STATED PROBLEM. Print, word for word, the opening line of the data below and every line after it through the line that contains "import matplotlib.pyplot as plt", but not the pictures.

Saved data entries:

>> Start

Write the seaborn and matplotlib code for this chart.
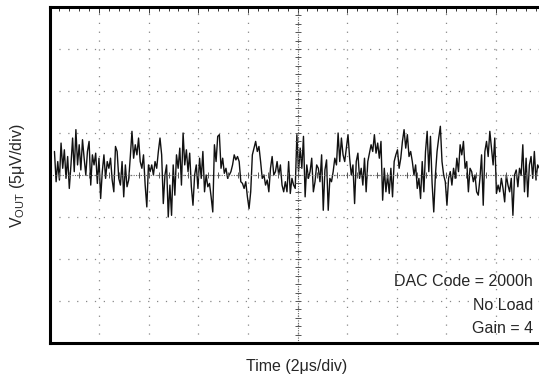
import numpy as np
import pandas as pd
import seaborn as sns
import matplotlib
matplotlib.use("Agg")
import matplotlib.pyplot as plt

# scope trace, in uV (5 uV per division), left to right
vout_part1 = [2.8, -0.8, 1.6, -0.6, 3.8, 0.8, 3.0, -0.4, 2.2, -1.6,
              1.2, 4.4, 0.4, 5.4, 1.2, 3.6, 0.6, 4.2, 2.0, 0.0,
              2.8, 4.0, -1.2, 2.4, 1.2, 2.6, -1.0, 2.0, -2.8, 0.4,
              2.4, -0.4, 1.6, 0.8, 2.0, -0.6, -2.0, 3.4, 2.8, -0.4,
              -1.2, 1.6, -2.6, 1.2, -1.4, -0.6, 2.2, 5.2, 2.0, 3.6,
              2.4, 4.4, 1.6, 0.8, 2.4, -1.2, -3.8, 1.2, 0.4, 1.2,
              0.0, 1.6, 0.8, 2.8, 4.4, 2.4, -3.4, 0.0, 1.2, -5.0]
vout_part2 = [-1.2, -4.8, 1.2, -2.4, 2.4, 0.8, 3.2, -1.2, 5.0, 1.2,
              3.0, 0.4, 2.6, -1.4, -3.6, 0.0, 1.2, -1.6, 2.0, -0.4,
              2.8, -2.0, 0.0, -1.4, -1.0, -2.6, -4.4, 3.6, 1.6, 4.6,
              4.8, 0.8, 2.0, 0.2, 0.8, -0.4, 0.0, 0.4, 1.2, 2.4,
              1.8, 2.2, 1.6, -0.8, -1.0, -1.6, -0.8, -2.6, -4.0, -2.0,
              2.4, 3.2, 4.0, 2.8, 3.4, 1.6, -0.4, 0.0, -1.2, -0.6,
              -2.0, 0.8, 2.2, 0.0, 0.4, 1.6, 0.0, 1.2, -1.2, -2.0,
              -0.8, -2.0, 1.6, -2.2, -0.4]
vout_part3 = [-1.2, -1.6, 4.8, 0.4, 3.2, 0.8, 4.6, -2.6, 1.2, -0.4,
              0.4, 2.0, -2.0, -0.8, 1.2, 0.8, -0.8, 2.4, -4.2, 0.6,
              1.8, -4.2, -0.4, -0.8, 0.4, 2.0, 1.2, 5.0, 1.6, 4.4,
              2.4, 1.6, 3.2, 4.8, 2.0, 0.0, 1.2, -3.4, 1.6, 2.6,
              -0.4, 0.8, -1.2, 2.0, -2.0, 1.6, 2.6, 3.6, 2.8, 4.8,
              2.6, 3.8, 2.0, 4.0, -3.0, 0.8, -2.0, 0.0, -2.2, 0.8,
              -2.6, 1.6, 2.4, 3.0, 0.8, 2.0, 4.0, 5.4, 3.2, 4.8,
              2.2, 2.8, 1.6, 0.0]
vout_part4 = [1.2, -1.6, -0.4, -2.8, 1.6, -2.0, 2.8, 5.2, 0.4, 4.6,
              -1.0, -4.4, 0.0, 2.8, 4.4, 5.8, 1.6, 0.0, -0.8, -3.6,
              -0.4, 0.4, -1.2, 0.8, -0.4, 2.0, 0.4, 3.6, 2.4, 4.0,
              0.8, 1.6, -2.0, 0.8, 0.4, -0.8, 0.0, -2.0, -2.4, -0.4,
              2.4, -3.6, 2.8, 4.0, 2.2, 5.2, 3.2, 1.2, 4.4, -2.2,
              -1.2, -2.0, -0.4, -1.6, -3.2, 0.0, -1.2, -2.0, -0.4, -4.8,
              0.0, 0.6, -1.4, 0.8, 0.0, 3.6, -2.0, 2.0, -2.6, 1.2,
              2.2, -0.4, 2.8, -0.6, 1.2, 0.8]

t_start, t_end = 0.2, 19.75   # us, where the visible trace begins and ends
x_range = (0, 20)             # 10 div x 2 us
y_range = (-20, 20)           # 8 div x 5 uV

vout = vout_part1 + vout_part2 + vout_part3 + vout_part4
df = pd.DataFrame({"t": np.linspace(t_start, t_end, len(vout)), "v": vout})

sns.set_style("white")
plt.rcParams["font.family"] = ["Liberation Sans", "DejaVu Sans"]
plt.rcParams["mathtext.fontset"] = "custom"
plt.rcParams["mathtext.rm"] = "Liberation Sans"

fig = plt.figure(figsize=(5.39, 3.84), dpi=100)
# right edge of the screen is cut off in the original
ax = fig.add_axes([49.5 / 539, 41 / 384, 496 / 539, 336 / 384])

sns.lineplot(data=df, x="t", y="v", ax=ax, color="#111111", lw=1.0)

ax.set_xlim(*x_range)
ax.set_ylim(*y_range)
ax.set_xticks(np.arange(0, 20.1, 2))
ax.set_yticks(np.arange(-20, 20.1, 5))
ax.set_xticks(np.arange(0, 20.1, 0.4), minor=True)
ax.set_yticks(np.arange(-20, 20.1, 1), minor=True)
ax.tick_params(which="both", direction="in", top=True, right=False,
               labelbottom=False, labelleft=False, color="#333", width=0.7)
ax.tick_params(which="major", length=4)
ax.tick_params(which="minor", length=3)
ax.grid(which="major", color="#888", lw=0.9, linestyle=(0, (1, 6.1)))

# centre cross with fine graduations
ax.axvline(10, color="#666", lw=0.8, linestyle=(0, (1, 1.2)))
ax.axhline(0, color="#666", lw=0.8, linestyle=(0, (1, 1.2)))
ax.plot(np.full(41, 10.0), np.arange(-20, 20.1, 1), ls="none", marker="_",
        ms=5, mew=0.7, color="#555")
ax.plot(np.arange(0, 20.1, 0.4), np.zeros(51), ls="none", marker="|",
        ms=5, mew=0.7, color="#555")

for s in ["left", "top", "bottom"]:
    ax.spines[s].set_linewidth(2.2)
    ax.spines[s].set_color("black")
ax.spines["right"].set_visible(False)
ax.set_xlabel("")
ax.set_ylabel("")

fig.text(297 / 539, 1 - 366 / 384, "Time (2\u03bcs/div)", ha="center",
         va="center", fontsize=11.5)
fig.text(18 / 539, 1 - 176 / 384, "V$_{\\mathrm{OUT}}$ (5\u03bcV/div)",
         rotation=90, ha="center", va="center", fontsize=11.5)
for txt, yb in [("DAC Code = 2000h", 286), ("No Load", 310), ("Gain = 4", 333)]:
    fig.text(533 / 539, 1 - yb / 384, txt, ha="right", va="baseline",
             fontsize=11.5)

fig.savefig("out.png", dpi=100)
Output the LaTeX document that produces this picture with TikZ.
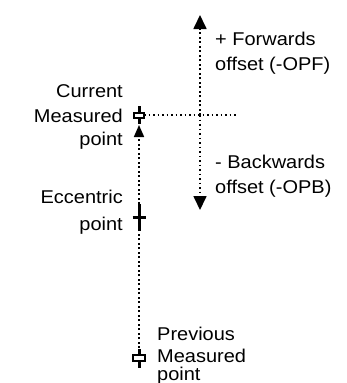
\documentclass[tikz,border=0pt]{standalone}
\usepackage{fontspec}
\newfontfamily\lab[FakeStretch=1.08]{Liberation Sans}
\usetikzlibrary{arrows.meta}
\begin{document}
\begin{tikzpicture}[x=1pt,y=-1pt,
  lbl/.style={font=\lab\fontsize{18.5}{25}\selectfont, inner sep=0pt, align=left},
  lblr/.style={lbl, align=right},
  dotline/.style={line width=1.7pt, dash pattern=on 1.7pt off 2.8pt},
  bigtip/.style={-{Triangle[width=13pt,length=14pt]}},
  smalltip/.style={-{Triangle[width=10pt,length=12pt]}},
  markbar/.style={line width=3pt},
  markbox/.style={draw, line width=2pt, fill=white}
]
\useasboundingbox (0,0) rectangle (347,383);
% points
\coordinate (cur) at (139,115);
\coordinate (ecc) at (139,217);
\coordinate (prev) at (139,357);
\coordinate (curtip) at (139,125);
\coordinate (ref) at (200,115);
\coordinate (hend) at (236,115);
\coordinate (fwd) at (200,15);
\coordinate (bwd) at (200,210);
% connectors
\draw[dotline] (cur) ++(5,0) coordinate (curR) (curR) -- (hend);
\draw[dotline, bigtip] (ref) -- (fwd);
\draw[dotline, bigtip] (ref) -- (bwd);
\draw[dotline, smalltip] (prev) -- (curtip);
% markers
\draw[markbar] (139,106) -- (139,124);
\draw[markbox] (134,112.5) rectangle (144,118);
\draw[markbar] (139,204) -- (139,231);
\draw[markbar] (132.5,217) -- (145.5,217);
\draw[markbar] (139,349) -- (139,368);
\draw[markbox] (133,355) rectangle (145,361);
% labels
\node[lbl, anchor=base west] (f1) at (215,45) {+ Forwards};
\node[lbl, anchor=base west] (f2) at (215,70) {offset (-OPF)};
\node[lbl, anchor=base west] (b1) at (215,168) {- Backwards};
\node[lbl, anchor=base west] (b2) at (215,193) {offset (-OPB)};
\node[lblr, anchor=base east] (c1) at (123,97) {Current};
\node[lblr, anchor=base east] (c2) at (123,122) {Measured};
\node[lblr, anchor=base east] (c3) at (123,145) {point};
\node[lblr, anchor=base east] (e1) at (123,203) {Eccentric};
\node[lblr, anchor=base east] (e2) at (123,230) {point};
\node[lbl, anchor=base west] (p1) at (157,340) {Previous};
\node[lbl, anchor=base west] (p2) at (157,362) {Measured};
\node[lbl, anchor=base west] (p3) at (157,380) {point};
\end{tikzpicture}
\end{document}
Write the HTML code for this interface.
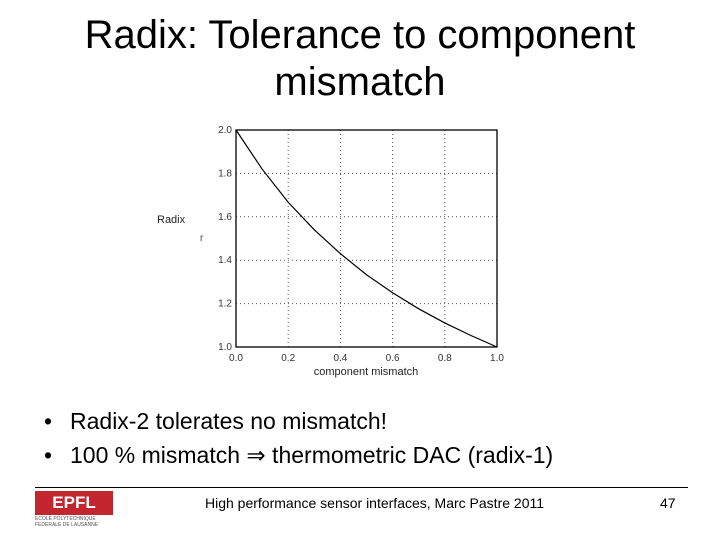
<!DOCTYPE html>
<html><head><meta charset="utf-8"><style>
body{margin:0;width:720px;height:540px;background:#fff;font-family:"Liberation Sans",sans-serif;position:relative;overflow:hidden}
.abs{position:absolute}
.b{position:relative;padding-left:26px}
.b span{position:absolute;left:0}
</style></head><body>
<div class="abs" style="left:0;width:720px;top:12px;text-align:center;font-size:40px;line-height:47px;color:#000">Radix: Tolerance to component<br>mismatch</div>
<svg class="abs" style="left:0;top:0" width="720" height="540">
<g id="grid"></g>
<rect x="236" y="130" width="261" height="217" fill="none" stroke="#000" stroke-width="1.3"/>
<g id="ticks" font-size="10" fill="#333"></g>
<path id="curve" fill="none" stroke="#000" stroke-width="1.2"/>
<text x="157" y="223" font-size="11" fill="#222">Radix</text>
<text x="200" y="241" font-size="10" fill="#444">r</text>
<text x="366" y="375" font-size="11" fill="#222" text-anchor="middle">component mismatch</text>
</svg>
<div class="abs" style="left:44px;top:404px;font-size:23px;line-height:34px;white-space:nowrap">
<div class="b"><span>•</span>Radix-2 tolerates no mismatch!</div>
<div class="b"><span>•</span>100 % mismatch &rArr; thermometric DAC (radix-1)</div>
</div>
<div class="abs" style="left:35px;top:487px;width:653px;height:1px;background:#000"></div>
<div class="abs" style="left:35px;top:491px;width:78px;height:24px;background:#c3262e;color:#fff;font-size:17px;font-weight:bold;text-align:center;line-height:24px">EPFL</div>
<div class="abs" style="left:35px;top:516px;font-size:5px;line-height:6px;color:#555">ECOLE POLYTECHNIQUE<br>FEDERALE DE LAUSANNE</div>
<div class="abs" style="left:205px;top:495px;font-size:14px;color:#000">High performance sensor interfaces, Marc Pastre 2011</div>
<div class="abs" style="left:660px;top:495px;font-size:14px;color:#000">47</div>
<script>
const xTicks=[0,0.2,0.4,0.6,0.8,1.0];
const yTicks=[1.0,1.2,1.4,1.6,1.8,2.0];
const mismatch=[0,0.1,0.2,0.3,0.4,0.5,0.6,0.7,0.8,0.9,1.0];
const radix=[2.0,1.82,1.667,1.54,1.43,1.333,1.25,1.176,1.111,1.053,1.0];
const X0=236,X1=497,Y0=347,Y1=130;
const sx=v=>X0+(v-0)/(1-0)*(X1-X0);
const sy=v=>Y0-(v-1)/(2-1)*(Y0-Y1);
const NS="http://www.w3.org/2000/svg";
const grid=document.getElementById('grid'),ticks=document.getElementById('ticks');
xTicks.forEach(t=>{
 if(t>0&&t<1){const l=document.createElementNS(NS,'line');
 
 
 l.setAttribute('x1',sx(t));l.setAttribute('x2',sx(t));l.setAttribute('y1',Y1);l.setAttribute('y2',Y0);
 l.setAttribute('stroke','#555');l.setAttribute('stroke-dasharray','1,3');grid.appendChild(l);}
 const tx=document.createElementNS(NS,'text');
 
 
 tx.setAttribute('x',sx(t));tx.setAttribute('y',Y0+14);tx.setAttribute('text-anchor','middle');
 tx.textContent=t.toFixed(1);ticks.appendChild(tx);
});
yTicks.forEach(t=>{
 if(t>1&&t<2){const l=document.createElementNS(NS,'line');
 
 
 l.setAttribute('y1',sy(t));l.setAttribute('y2',sy(t));l.setAttribute('x1',X0);l.setAttribute('x2',X1);
 l.setAttribute('stroke','#555');l.setAttribute('stroke-dasharray','1,3');grid.appendChild(l);}
 const tx=document.createElementNS(NS,'text');
 
 
 tx.setAttribute('x',X0-4);tx.setAttribute('y',sy(t)+3);tx.setAttribute('text-anchor','end');
 tx.textContent=t.toFixed(1);ticks.appendChild(tx);
});
document.getElementById('curve').setAttribute('d',mismatch.map((m,i)=>(i?'L':'M')+sx(m)+','+sy(radix[i])).join(''));
</script>
</body></html>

>> End

EXERCISE RESULT.
Write the seaborn and matplotlib code for this chart.
import numpy as np
import pandas as pd
import seaborn as sns
import matplotlib
matplotlib.use("Agg")
import matplotlib.pyplot as plt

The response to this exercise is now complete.